BLUEFIELD, WV (WVNS) It is not every day when all of a person’s passions line up and brings them to one place. For Tony Coaxum, his passions for football, the military, and cultivating young men brought him to Bluefield State.
“The discipline, the attention to detail. All of those little things that you learned in a military environment, and I took that obviously into my career as an army officer and a lot of things I take over into my life now as a coach,” said Coaxum.
From a young age growing up in Charleston, South Carolina, the military played a large role in Coaxum’s life.

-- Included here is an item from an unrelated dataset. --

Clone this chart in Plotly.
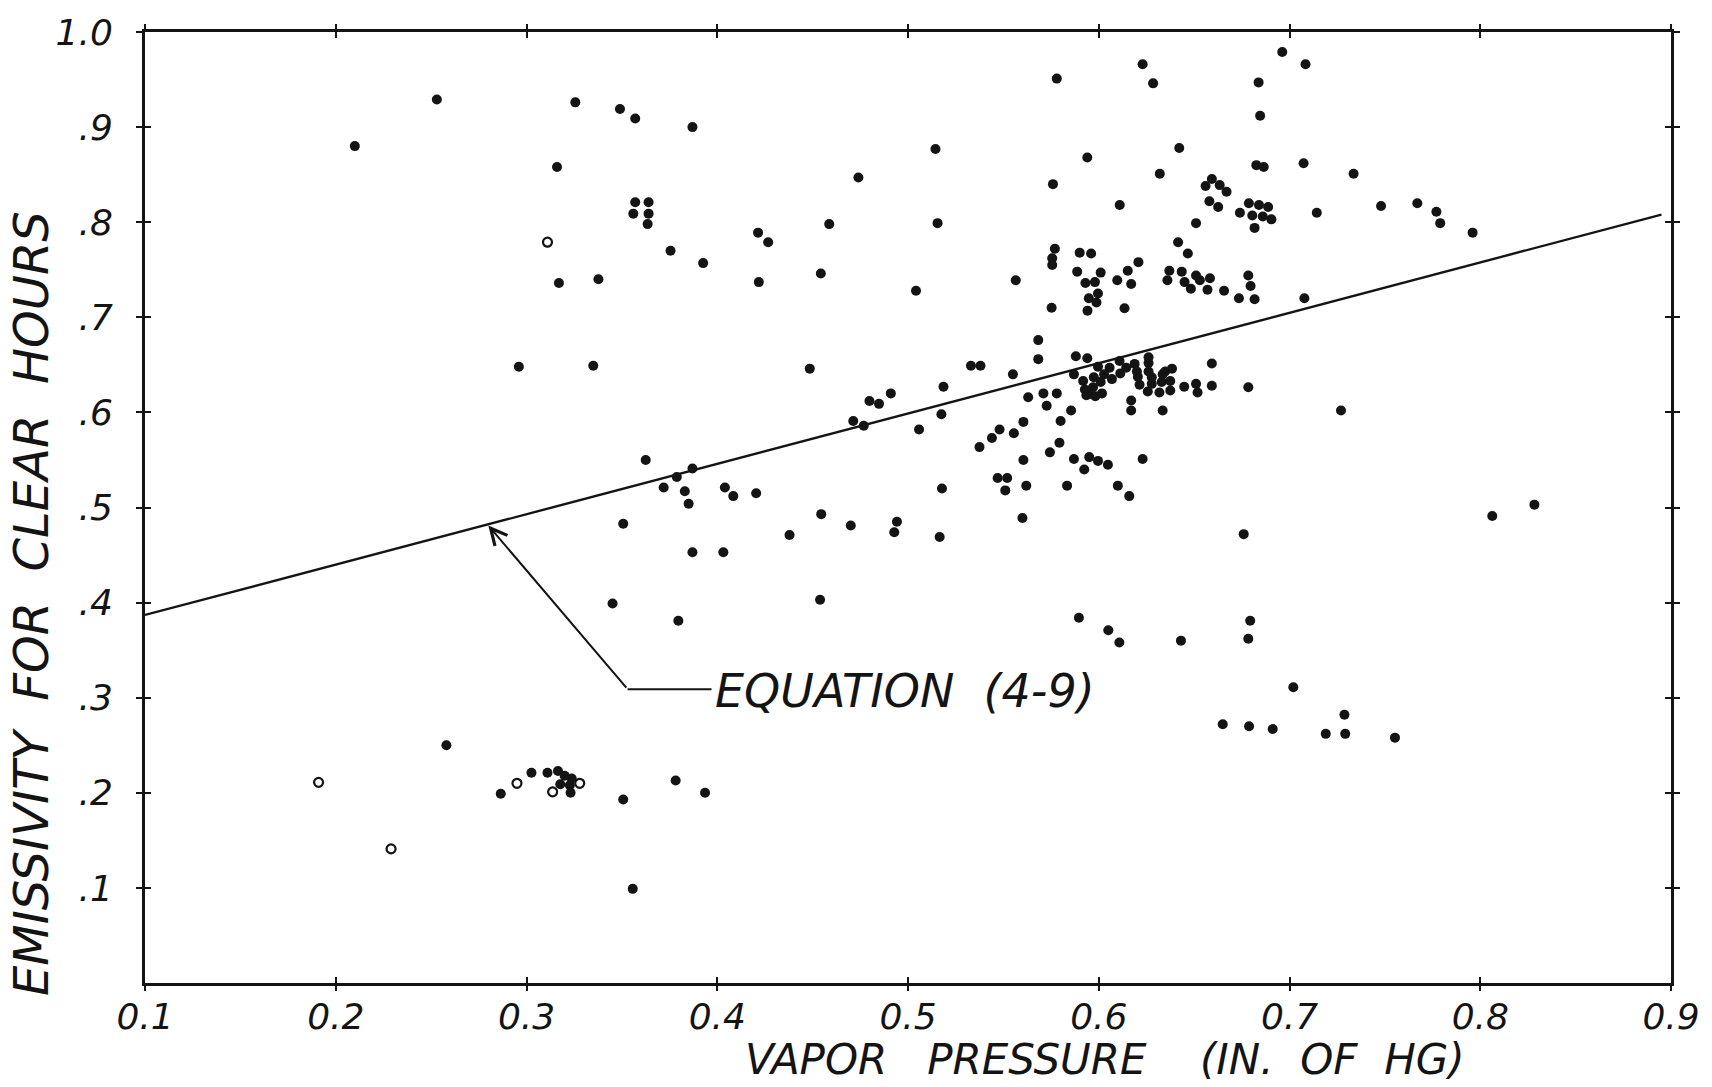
import plotly.graph_objects as go

# Clear-hour observations: vapor pressure (in. of Hg) vs. emissivity
vapor_pressure = [
    0.210, 0.253, 0.258, 0.2865, 0.3026, 0.311, 0.3165, 0.320, 0.3237, 0.3177,
    0.3227, 0.3231, 0.296, 0.3256, 0.316, 0.317, 0.335, 0.3377, 0.349, 0.357,
    0.387, 0.357, 0.364, 0.356, 0.364, 0.3635, 0.3755, 0.3926, 0.4214, 0.4267,
    0.4218, 0.4543, 0.4587, 0.474, 0.5144, 0.5155, 0.5042, 0.3625, 0.3788, 0.387,
    0.3719, 0.383, 0.385, 0.404, 0.4084, 0.4204, 0.4485, 0.4545, 0.3507, 0.470,
    0.4379, 0.4942, 0.4928, 0.5166, 0.387, 0.4032, 0.3451, 0.3796, 0.4539, 0.3782,
    0.3936, 0.3507, 0.3557, 0.4713, 0.4768, 0.4798, 0.4848, 0.491, 0.5186, 0.5175,
    0.5058, 0.5178, 0.533, 0.538, 0.555, 0.5683, 0.5683, 0.563, 0.571, 0.578,
    0.5727, 0.5855, 0.5605, 0.580, 0.548, 0.544, 0.5555, 0.5375, 0.5744, 0.5794,
    0.5605, 0.587, 0.595, 0.5996, 0.6048, 0.5924, 0.623, 0.547, 0.552, 0.551,
    0.562, 0.5834, 0.610, 0.616, 0.560, 0.5896, 0.605, 0.6108, 0.6431, 0.6784,
    0.6794, 0.676, 0.702, 0.665, 0.6788, 0.6912, 0.719, 0.7288, 0.7292, 0.7553,
    0.727, 0.8063, 0.8284, 0.576, 0.578, 0.594, 0.623, 0.6285, 0.6838, 0.6962,
    0.7084, 0.6846, 0.6422, 0.632, 0.6826, 0.6865, 0.7074, 0.7336, 0.611, 0.6593,
    0.656, 0.6634, 0.667, 0.658, 0.6626, 0.674, 0.6787, 0.684, 0.6888, 0.6805,
    0.686, 0.6905, 0.6817, 0.651, 0.7143, 0.748, 0.767, 0.777, 0.779, 0.796,
    0.6416, 0.6467, 0.5565, 0.577, 0.5756, 0.5756, 0.590, 0.596, 0.5887, 0.601,
    0.593, 0.598, 0.5996, 0.5948, 0.5988, 0.5941, 0.5753, 0.6208, 0.6152, 0.6097,
    0.617, 0.6135, 0.637, 0.636, 0.6435, 0.645, 0.651, 0.653, 0.6583, 0.6483,
    0.657, 0.6657, 0.6735, 0.6817, 0.6784, 0.6796, 0.7078, 0.588, 0.594, 0.587,
    0.5918, 0.5974, 0.5996, 0.601, 0.6028, 0.6057, 0.6069, 0.6109, 0.6113, 0.6144,
    0.6188, 0.620, 0.6205, 0.6261, 0.6261, 0.6261, 0.6214, 0.6278, 0.6278, 0.6335,
    0.6348, 0.633, 0.6375, 0.6384, 0.6257, 0.6318, 0.6375, 0.6448, 0.651, 0.6518,
    0.6593, 0.6593, 0.6784, 0.5927, 0.5948, 0.5982, 0.597, 0.6017, 0.5935, 0.617,
    0.617, 0.6335,
]
emissivity = [
    0.880, 0.929, 0.250, 0.199, 0.221, 0.221, 0.223, 0.218, 0.215, 0.209,
    0.208, 0.200, 0.648, 0.926, 0.858, 0.736, 0.649, 0.740, 0.919, 0.909,
    0.900, 0.821, 0.821, 0.809, 0.809, 0.798, 0.770, 0.757, 0.789, 0.779,
    0.737, 0.746, 0.798, 0.847, 0.877, 0.799, 0.728, 0.550, 0.532, 0.541,
    0.521, 0.517, 0.504, 0.521, 0.512, 0.515, 0.646, 0.493, 0.483, 0.481,
    0.471, 0.485, 0.474, 0.469, 0.453, 0.453, 0.399, 0.381, 0.403, 0.213,
    0.200, 0.193, 0.099, 0.591, 0.586, 0.612, 0.609, 0.620, 0.627, 0.598,
    0.582, 0.520, 0.649, 0.649, 0.640, 0.676, 0.656, 0.616, 0.620, 0.620,
    0.607, 0.602, 0.590, 0.591, 0.582, 0.573, 0.578, 0.5635, 0.558, 0.568,
    0.550, 0.551, 0.553, 0.549, 0.545, 0.540, 0.551, 0.531, 0.531, 0.518,
    0.523, 0.523, 0.523, 0.512, 0.489, 0.384, 0.371, 0.358, 0.360, 0.362,
    0.381, 0.472, 0.311, 0.272, 0.270, 0.267, 0.262, 0.282, 0.262, 0.258,
    0.602, 0.491, 0.503, 0.840, 0.951, 0.868, 0.966, 0.946, 0.947, 0.979,
    0.966, 0.912, 0.878, 0.851, 0.860, 0.858, 0.862, 0.851, 0.818, 0.8455,
    0.838, 0.839, 0.832, 0.822, 0.816, 0.810, 0.820, 0.818, 0.816, 0.807,
    0.806, 0.803, 0.794, 0.799, 0.810, 0.817, 0.820, 0.811, 0.799, 0.789,
    0.779, 0.767, 0.739, 0.772, 0.762, 0.755, 0.768, 0.767, 0.748, 0.747,
    0.736, 0.737, 0.725, 0.720, 0.7155, 0.707, 0.710, 0.758, 0.749, 0.739,
    0.735, 0.7095, 0.749, 0.739, 0.748, 0.737, 0.744, 0.739, 0.741, 0.730,
    0.729, 0.728, 0.720, 0.719, 0.744, 0.733, 0.720, 0.659, 0.657, 0.640,
    0.633, 0.637, 0.648, 0.632, 0.640, 0.647, 0.635, 0.654, 0.641, 0.647,
    0.651, 0.643, 0.6375, 0.658, 0.652, 0.643, 0.629, 0.637, 0.630, 0.640,
    0.643, 0.632, 0.633, 0.646, 0.622, 0.621, 0.623, 0.627, 0.630, 0.621,
    0.628, 0.6515, 0.6265, 0.624, 0.619, 0.617, 0.6265, 0.620, 0.618, 0.6126,
    0.602, 0.602,
]

# Observations drawn as open rings
ring_vapor_pressure = [0.229, 0.191, 0.295, 0.3137, 0.3279, 0.311]
ring_emissivity = [0.141, 0.211, 0.210, 0.201, 0.210, 0.779]

# Equation (4-9) across the plotted range
equation_vapor_pressure = [0.1, 0.895]
equation_emissivity = [0.387, 0.808]

# Axis ticks
x_tick_values = [0.1, 0.2, 0.3, 0.4, 0.5, 0.6, 0.7, 0.8, 0.9]
x_tick_labels = ["0.1", "0.2", "0.3", "0.4", "0.5", "0.6", "0.7", "0.8", "0.9"]
y_tick_values = [0.1, 0.2, 0.3, 0.4, 0.5, 0.6, 0.7, 0.8, 0.9, 1.0]
y_tick_labels = [".1", ".2", ".3", ".4", ".5", ".6", ".7", ".8", ".9", "1.0"]

INK = "#141414"
FONT = "DejaVu Sans"

fig = go.Figure()

fig.add_trace(go.Scatter(
    x=equation_vapor_pressure, y=equation_emissivity, mode="lines",
    line=dict(color=INK, width=2.4), showlegend=False, hoverinfo="skip",
))
fig.add_trace(go.Scatter(
    x=vapor_pressure, y=emissivity, mode="markers",
    marker=dict(size=10, color=INK, line=dict(width=0)),
    showlegend=False,
))
fig.add_trace(go.Scatter(
    x=ring_vapor_pressure, y=ring_emissivity, mode="markers",
    marker=dict(size=9, color="white", line=dict(width=2.2, color=INK)),
    showlegend=False,
))
# carrier for the second axis pair that adds the inner half of each cross tick
fig.add_trace(go.Scatter(x=[None], y=[None], xaxis="x2", yaxis="y2",
                         showlegend=False, hoverinfo="skip"))

tick_font = dict(family=FONT, size=36, color=INK, style="italic")

fig.update_layout(
    width=1712, height=1087,
    margin=dict(l=145, r=34, t=23, b=104, pad=0),
    paper_bgcolor="white", plot_bgcolor="white",
    xaxis=dict(
        range=[0.1, 0.9], showgrid=False, zeroline=False,
        showline=True, linewidth=3, linecolor=INK, mirror="ticks",
        ticks="outside", ticklen=5, tickwidth=2, tickcolor=INK,
        tickvals=x_tick_values, ticktext=x_tick_labels,
        tickfont=tick_font, ticklabelstandoff=-5,
    ),
    yaxis=dict(
        range=[0, 1.0], showgrid=False, zeroline=False,
        showline=True, linewidth=3, linecolor=INK, mirror="ticks",
        ticks="outside", ticklen=6, tickwidth=2, tickcolor=INK,
        tickvals=y_tick_values, ticktext=y_tick_labels,
        tickfont=tick_font, ticklabelstandoff=16,
    ),
    xaxis2=dict(
        range=[0.1, 0.9], overlaying="x", anchor="y2", showgrid=False,
        zeroline=False, showline=False, mirror="ticks", ticks="inside",
        ticklen=6, tickwidth=2, tickcolor=INK, tickvals=x_tick_values,
        showticklabels=False,
    ),
    yaxis2=dict(
        range=[0, 1.0], overlaying="y", anchor="x2", showgrid=False,
        zeroline=False, showline=False, mirror="ticks", ticks="inside",
        ticklen=6, tickwidth=2, tickcolor=INK, tickvals=y_tick_values,
        showticklabels=False,
    ),
)

# leader from the label to the equation line
fig.add_annotation(
    x=0.28, y=0.481, ax=0.353, ay=0.309, xref="x", yref="y",
    axref="x", ayref="y", text="", showarrow=True,
    arrowhead=5, arrowsize=1.6, arrowwidth=2, arrowcolor=INK,
    standoff=0, startstandoff=0,
)
fig.add_shape(type="line", x0=0.353, y0=0.309, x1=0.397, y1=0.309,
              xref="x", yref="y", line=dict(color=INK, width=2))
fig.add_annotation(
    x=0.398, y=0.307, xref="x", yref="y", xanchor="left", yanchor="middle",
    text="EQUATION  (4-9)", showarrow=False,
    font=dict(family=FONT, size=46, color=INK, style="italic"),
)

# axis titles
fig.add_annotation(
    x=0.629, y=-0.080, xref="paper", yref="paper", xanchor="center",
    yanchor="middle", text="VAPOR   PRESSURE    (IN.  OF  HG)", showarrow=False,
    font=dict(family=FONT, size=42, color=INK, style="italic"),
)
fig.add_annotation(
    x=-0.075, y=0.399, xref="paper", yref="paper", xanchor="center",
    yanchor="middle", textangle=-90, text="EMISSIVITY  FOR  CLEAR  HOURS",
    showarrow=False,
    font=dict(family=FONT, size=48, color=INK, style="italic"),
)

fig.write_html("out.html")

“Born and raised, grew up mainly with my mom who also in the military herself, a real close knit family, kind of raised in a village type deal. You know it takes a village to raise a child, that type of family environment,” said Coaxum.
Following in the footsteps of multiple family members, he decided he wanted to serve. From JROTC to attending college at West Point and playing for their football team, to being stationed at Fort Bragg as an Artillery Officer, Coaxum said he is thankful he had direction and leadership during a pivotal point in his life.
He never saw combat, but instead chose to pursue a career in coaching. He spent time coaching at several different schools, but when he got the call to help rebuild the historic football program at Bluefield State College, it was a role he couldn’t turn down.
“Football is a very militaristic sport. You know you have a group of people trying to from different backgrounds, different economic areas, different ethnicities, religions, all those things all on one common goal to try to accomplish. But in the whole scheme of things, it’s getting a group of people to care for each other, trust each other and understand it’s not about me, it’s about our whole group of what I have to do to accomplish this goal,” said Coaxum.
Coaxum said being a part of the Army Football brotherhood influences every decision he makes to this day. And as he works on game plans in his office, he’s surrounded by reminders of the decisions he made.
Coaxum said he would not be the man he is today without his time in the military and hopes he can provide a similar experience for the men he coaches every day.
“My biggest thing is being in this role. I want to build this program in that same mode of what I have as an Army football player. Being detailed, being disciplined, being accountable to people around you, knowing it’s not just about you, knowing that you don’t do anything by yourself, all those things help shape me into being the leader I am,” said Coaxum.